How many threads (or work-item) can run at the same time?

Laure Jonchery picture Laure Jonchery · Apr 15, 2011 · Viewed 15.2k times · Source

I'm new in GPGPU programming and I'm working with NVIDIA implementation of OpenCL.

My question was how to compute the limit of a GPU device (in number of threads).
From what I understood a there are a number of work-group (equivalent of blocks in CUDA) that contain a number of work-item (~ cuda thread).

  • How do I get the number of work-group present on my card (and that can run at the same time) and the number of work-item present on one work group?

  • To what CL_DEVICE_MAX_COMPUTE_UNITS corresponds?
    The khronos specification speeks of cores ("The number of parallel compute cores on the OpenCL device.") what is the difference with the CUDA core given in the specification of my graphic card. In my case openCL gives 14 and my GeForce 8800 GT has 112 core based on NVIDIA website.

  • Does CL_DEVICE_MAX_WORK_GROUP_SIZE (512 in my case) corresponds to the total of work-items given to a specific work-group or the number of work-item that can run at the same time in a work-group?

Any suggestions would be extremely appreciated.

Answer

Eric Bainville picture Eric Bainville · Apr 18, 2011

The OpenCL standard does not specify how the abstract execution model provided by OpenCL is mapped to the hardware. You can enqueue any number T of threads (work items), and provide a workgroup size (WG), with at least the following constraints (see OpenCL spec 5.7.3 and 5.8 for details):

  • WG must divide T
  • WG must be at most DEVICE_MAX_WORK_GROUP_SIZE
  • WG must be at most KERNEL_WORK_GROUP_SIZE returned by GetKernelWorkGroupInfo ; it may be smaller than the device max workgroup size if the kernel consumes a lot of resources.

The implementation manages the execution of the kernel on the hardware. All threads of a single workgroup must be scheduled on a single "multiprocessor", but a single multiprocessor can manage several workgroups at the same time.

Threads inside a workgroup are executed by groups of 32 (NVIDIA warp) or 64 (AMD wavefront). Each micro-architecture does this in a different way. You will find more details in NVIDIA and AMD forums, and in the various docs provided by each vendor.

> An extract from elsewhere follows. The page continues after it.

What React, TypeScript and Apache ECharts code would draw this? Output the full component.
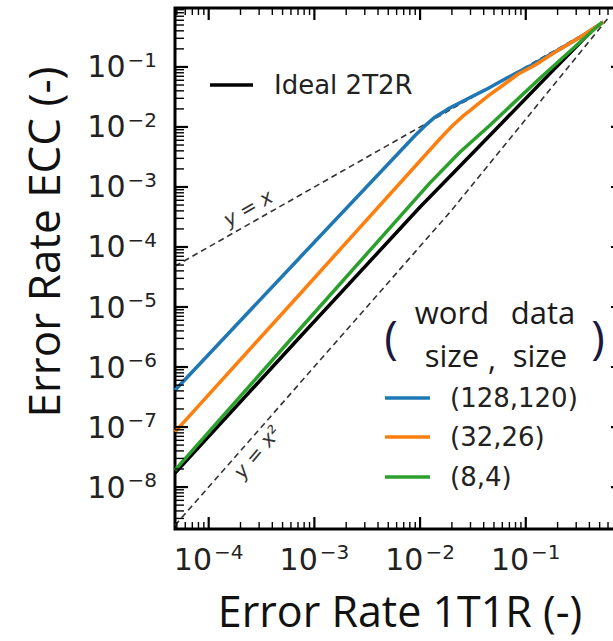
import React, { useEffect, useRef } from 'react';
import * as echarts from 'echarts';

// Axis extents (log scales)
const xMin = 4.8e-5;
const xMax = 0.85;
const yMin = 2e-9;
const yMax = 0.96;

// Tick definitions
const xMajorTicks = [1e-4, 1e-3, 1e-2, 1e-1];
const yMajorTicks = [1e-8, 1e-7, 1e-6, 1e-5, 1e-4, 1e-3, 1e-2, 1e-1];
const xDecades = [1e-5, 1e-4, 1e-3, 1e-2, 1e-1];
const yDecades = [1e-9, 1e-8, 1e-7, 1e-6, 1e-5, 1e-4, 1e-3, 1e-2, 1e-1];
const minorMultipliers = [2, 3, 4, 5, 6, 7, 8, 9];

// Series values
const idealX = [4.8e-5, 7.3e-4, 1.0e-2, 2.39e-2, 5.7e-2, 0.171, 0.456];
const idealY = [1.71e-8, 3.16e-6, 4.64e-4, 2.24e-3, 1.08e-2, 7.94e-2, 0.464];

const blueX = [4.8e-5, 7.3e-4, 8.97e-3, 1.11e-2, 1.39e-2, 1.84e-2, 2.67e-2, 4.13e-2, 6.68e-2, 0.11, 0.212, 0.329, 0.543];
const blueY = [4.1e-7, 6.7e-5, 7.22e-3, 1.04e-2, 1.47e-2, 2.0e-2, 2.82e-2, 4.14e-2, 6.6e-2, 0.104, 0.2, 0.316, 0.56];

const orangeX = [4.8e-5, 7.3e-4, 1.55e-2, 2.01e-2, 2.56e-2, 3.32e-2, 4.41e-2, 6.12e-2, 8.49e-2, 0.123, 0.212, 0.329, 0.543];
const orangeY = [8.3e-8, 1.65e-5, 6.43e-3, 1.04e-2, 1.53e-2, 2.2e-2, 3.29e-2, 5.01e-2, 7.64e-2, 0.108, 0.2, 0.316, 0.56];

const greenX = [4.8e-5, 7.3e-4, 1.24e-2, 2.39e-2, 4.61e-2, 0.137, 0.531];
const greenY = [1.92e-8, 4.3e-6, 1.17e-3, 3.83e-3, 1.08e-2, 6.56e-2, 0.56];

const refLinearX = [4.8e-5, 0.55];
const refLinearY = [4.8e-5, 0.55];
const refSquareX = [4.8e-5, 1.92e-2, 0.605];
const refSquareY = [2.3e-9, 3.8e-4, 0.66];

const legendLabels = ['(128,120)', '(32,26)', '(8,4)'];
const legendColors = ['#1f77b4', '#ff7f0e', '#2ca02c'];

const pairs = (xs: number[], ys: number[]) => xs.map((x, i) => [x, ys[i]]);

function buildTicks() {
  const data: number[][] = [];
  xMajorTicks.forEach((v) => data.push([v, 1e-4, 0]));
  xDecades.forEach((d) => minorMultipliers.forEach((m) => {
    const v = d * m;
    if (v > xMin && v < xMax) data.push([v, 1e-4, 1]);
  }));
  yMajorTicks.forEach((v) => data.push([1e-3, v, 2]));
  yDecades.forEach((d) => minorMultipliers.forEach((m) => {
    const v = d * m;
    if (v > yMin && v < yMax) data.push([1e-3, v, 3]);
  }));
  return data;
}

const labelFormatter = (v: number) => {
  const l = Math.log10(v);
  const e = Math.round(l);
  if (Math.abs(l - e) > 0.01) return '';
  return `{b|10}{s|\u2212${-e}}`;
};

const labelRich = {
  b: { fontSize: 30, fontFamily: 'DejaVu Sans', color: '#222', lineHeight: 34 },
  s: { fontSize: 20, fontFamily: 'DejaVu Sans', color: '#222', lineHeight: 22, verticalAlign: 'top', padding: [0, 0, 0, 2] },
};

const txt = (x: number, y: number, text: string, size: number, family: string, extra: any = {}, rot = 0) => ({
  type: 'text',
  x,
  y,
  rotation: rot,
  silent: true,
  z: 100,
  style: {
    text,
    fontSize: size,
    fontFamily: family,
    lineHeight: extra.lineHeight,
    fill: extra.fill || '#1a1a1a',
    fontStyle: extra.fontStyle || 'normal',
    align: extra.align || 'center',
    textAlign: extra.align || 'center',
    verticalAlign: 'middle',
    textVerticalAlign: 'middle',
  },
});

const seg = (x1: number, y1: number, x2: number, y2: number, color: string, w: number) => ({
  type: 'line',
  silent: true,
  z: 100,
  shape: { x1, y1, x2, y2 },
  style: { stroke: color, lineWidth: w },
});

export default function App() {
  const ref = useRef<HTMLDivElement>(null);
  useEffect(() => {
    if (!ref.current) return;
    const chart = echarts.init(ref.current, undefined, { renderer: 'svg' });
    const line = (name: string, xs: number[], ys: number[], color: string, width: number, z: number, dashed = false) => ({
      type: 'line',
      name,
      data: pairs(xs, ys),
      symbol: 'none',
      showSymbol: false,
      silent: true,
      z,
      lineStyle: { color, width, type: dashed ? [6, 4] : 'solid', cap: 'butt', join: 'round' },
    });
    const option: any = {
      animation: false,
      backgroundColor: '#fff',
      grid: {
        left: 175,
        top: 8,
        width: 449,
        height: 521,
        show: true,
        borderColor: '#000',
        borderWidth: 3,
        backgroundColor: 'transparent',
        containLabel: false,
        outerBoundsMode: 'none',
      },
      xAxis: {
        type: 'log',
        logBase: 10,
        min: xMin,
        max: xMax,
        axisLine: { show: false },
        axisTick: { show: false },
        splitLine: { show: false },
        axisLabel: { margin: 13, formatter: labelFormatter, rich: labelRich },
      },
      yAxis: {
        type: 'log',
        logBase: 10,
        min: yMin,
        max: yMax,
        axisLine: { show: false },
        axisTick: { show: false },
        splitLine: { show: false },
        axisLabel: { margin: 18, formatter: labelFormatter, rich: labelRich },
      },
      series: [
        line('y=x', refLinearX, refLinearY, '#333', 1.6, 2, true),
        line('y=x2', refSquareX, refSquareY, '#333', 1.6, 2, true),
        line('Ideal 2T2R', idealX, idealY, '#000', 3.5, 3),
        line(legendLabels[0], blueX, blueY, legendColors[0], 3.5, 4),
        line(legendLabels[1], orangeX, orangeY, legendColors[1], 3.5, 5),
        line(legendLabels[2], greenX, greenY, legendColors[2], 3.5, 6),
        {
          type: 'custom',
          silent: true,
          z: 20,
          clip: false,
          data: buildTicks(),
          renderItem: (params: any, api: any) => {
            const kind = api.value(2);
            const cs = params.coordSys;
            const major = kind === 0 || kind === 2;
            const w = major ? 2.2 : 1.4;
            const st = { stroke: '#000', lineWidth: w };
            if (kind < 2) {
              const len = major ? 12 : 7;
              const px = api.coord([api.value(0), api.value(1)])[0];
              const b = cs.y + cs.height;
              return {
                type: 'group',
                children: [
                  { type: 'line', shape: { x1: px, y1: b, x2: px, y2: b - len }, style: st },
                  { type: 'line', shape: { x1: px, y1: cs.y, x2: px, y2: cs.y + len }, style: st },
                ],
              };
            }
            const len = major ? 13 : 9;
            const py = api.coord([api.value(0), api.value(1)])[1];
            const r = cs.x + cs.width;
            return {
              type: 'group',
              children: [
                { type: 'line', shape: { x1: cs.x, y1: py, x2: cs.x + len, y2: py }, style: st },
                { type: 'line', shape: { x1: r, y1: py, x2: r - len, y2: py }, style: st },
              ],
            };
          },
        },
      ],
      graphic: [
        txt(43, 242, 'Error Rate ECC (-)', 44, 'Open Sans', { fill: '#111', lineHeight: 46 }, Math.PI / 2),
        txt(400, 610, 'Error Rate 1T1R (-)', 43, 'Open Sans', { fill: '#111', lineHeight: 44 }),
        seg(210, 85, 253, 85, '#000', 3.5),
        txt(274, 85, 'Ideal 2T2R', 26, 'DejaVu Sans', { align: 'left', fill: '#222' }),
        txt(248, 208, 'y = x', 20, 'DejaVu Sans', { fontStyle: 'italic', fill: '#333' }, (30 * Math.PI) / 180),
        txt(257, 452, 'y = x\u00b2', 20, 'DejaVu Sans', { fontStyle: 'italic', fill: '#333' }, (50 * Math.PI) / 180),
        txt(391, 336, '(', 46, 'Open Sans', { fill: '#1a1a40' }),
        txt(598, 336, ')', 46, 'Open Sans', { fill: '#1a1a40' }),
        txt(452, 312, 'word', 31, 'Open Sans'),
        txt(543, 312, 'data', 31, 'Open Sans'),
        txt(452, 355, 'size', 31, 'Open Sans'),
        txt(492, 358, ',', 31, 'Open Sans'),
        txt(540, 355, 'size', 31, 'Open Sans'),
        seg(385, 398, 430, 398, legendColors[0], 3.5),
        seg(385, 437, 430, 437, legendColors[1], 3.5),
        seg(385, 477, 430, 477, legendColors[2], 3.5),
        txt(450, 398, legendLabels[0], 26, 'DejaVu Sans', { align: 'left', fill: '#222' }),
        txt(450, 437, legendLabels[1], 26, 'DejaVu Sans', { align: 'left', fill: '#222' }),
        txt(450, 477, legendLabels[2], 26, 'DejaVu Sans', { align: 'left', fill: '#222' }),
      ],
    };
    chart.setOption(option);
    return () => chart.dispose();
  }, []);
  return (
    <div
      ref={ref}
      style={{ position: 'fixed', left: 0, top: 0, width: 613, height: 641, background: '#fff' }}
    />
  );
}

To answer your question: there is no limit to the number of threads. In the real world, your problem is limited by the size of inputs/outputs, i.e. the size of the device memory. To process a 4GB buffer of float, you can enqueue 1G threads, with WG=256 for example. The device will have to schedule 4M workgroups on its small number (say between 2 and 40) of multiprocessors.